A question we are often asked when designing bespoke kitchens is whether to go for a gas or an induction hob. The truth is that both options have their advantages and disadvantages, meaning that it always comes down to what suits the individual or family.
Let’s investigate gas vs induction hobs and find out which one is right for you.
Gas vs induction hobs: The complete comparison
One of the most common questions asked when planning a new kitchen nowadays is ‘are induction hobs better than gas?’ Many would reply that nothing quite beats the feeling of cooking with gas. Gas is satisfyingly easy to understand – you can see the flame, feel the flame intensity, and adjust it as needed. You can shake the pan about with a flourish to adjust the heat, and, for many people, cooking this way feels very instinctive and natural.

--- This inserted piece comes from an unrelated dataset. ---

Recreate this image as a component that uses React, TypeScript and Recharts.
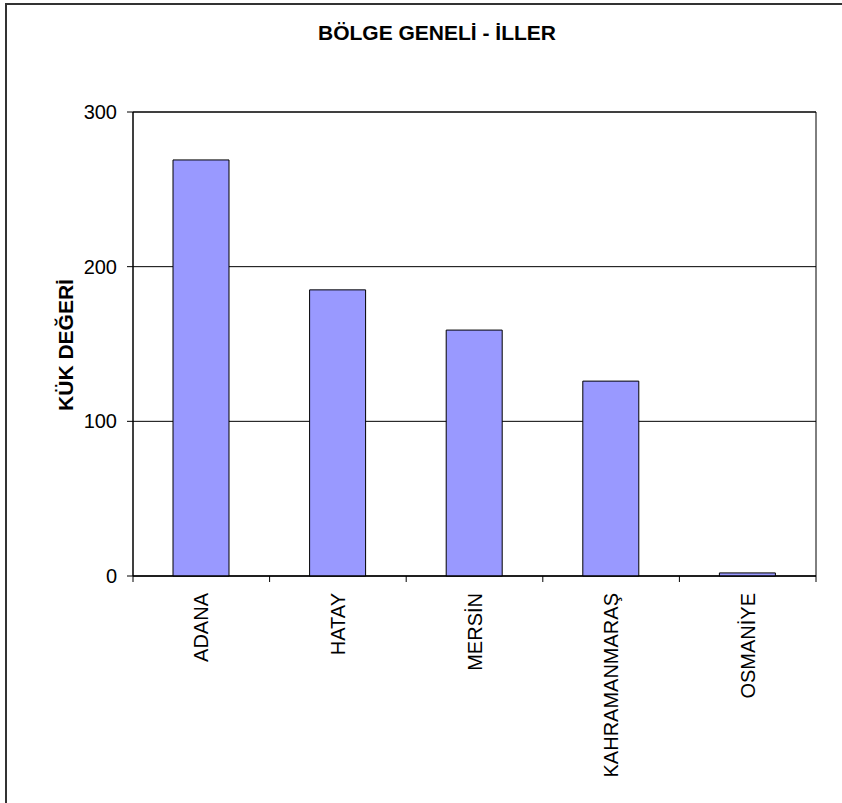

Gas hobs are ideal for everyone from amateur cooks to professional chefs, and they also work well for all types of cooking, from simmering to flash grilling. In terms of aesthetics, although gas hobs are more often seen in traditional and rustic-style kitchens, this doesn’t mean that they don’t look good in a more modern space – with so many different types of gas hob available, you are sure to find one that works with your decoration.
Photo credit Sub-Zero Wolf
There are some negatives for gas in the gas vs induction hobs argument. To start with, they require gas mains, which modern buildings may not have. They are also significantly harder to clean, with induction hobs being a smooth flat surface and gas hobs having the pan support to contend with. Perhaps most importantly, they are not as energy efficient as induction hobs, meaning they are not as good for the environment.
So what exactly are induction hobs, and why are induction hobs better than gas? Induction hobs are cooktops that use electromagnetism to heat when in contact with certain materials. They are the more environmentally friendly choice, having the option to be powered by renewable energy. They are also more efficient as they distribute heat more evenly, and this allows for better precision cooking.
Induction hobs can also be very aesthetically pleasing, with an easy-to-clean glass surface that does not interfere with the lines of the kitchen counter, meaning they can also be used as an additional work surface when not in use. They have a modern minimalist look that can either act as a focal point in a contemporary kitchen or blend into the background of a more traditional space.
Since induction hobs will only heat when a pan is in contact with the surface, they are also safer, especially for people who have younger children and pets around. Many even have a child lock option.
Photo credit Sub-Zero Wolf
On the other side of the gas vs induction hobs debate, the induction cooking experience is slightly different, and this can be a difficult adjustment for those who have been cooking with gas all their life.
Also, since they are only compatible with certain pans, many people will find that some of their pans do not work on an induction hob. The best cookware for induction hobs is made from stainless steel and cast iron. Other types of cookware such as aluminum, copper, glass, anodised or ceramic will not work unless they have an induction plate built into the base.
Gas vs induction hobs: Which is the winner?
When it comes to efficiency, cleaning and safety, induction is a better choice. However, if you prefer to cook in the traditional way, and want to be able to easily produce food to the best possible standard, then you may prefer a gas cooktop.
If you are lucky enough to have a supporting scullery kitchen alongside your main cooking area, then the ideal thing would be to have one of each, allowing you and your family to swap between as preferred. However, if you can only pick one, think long and hard before you decide, perhaps testing out a few induction hobs to see if they work for you.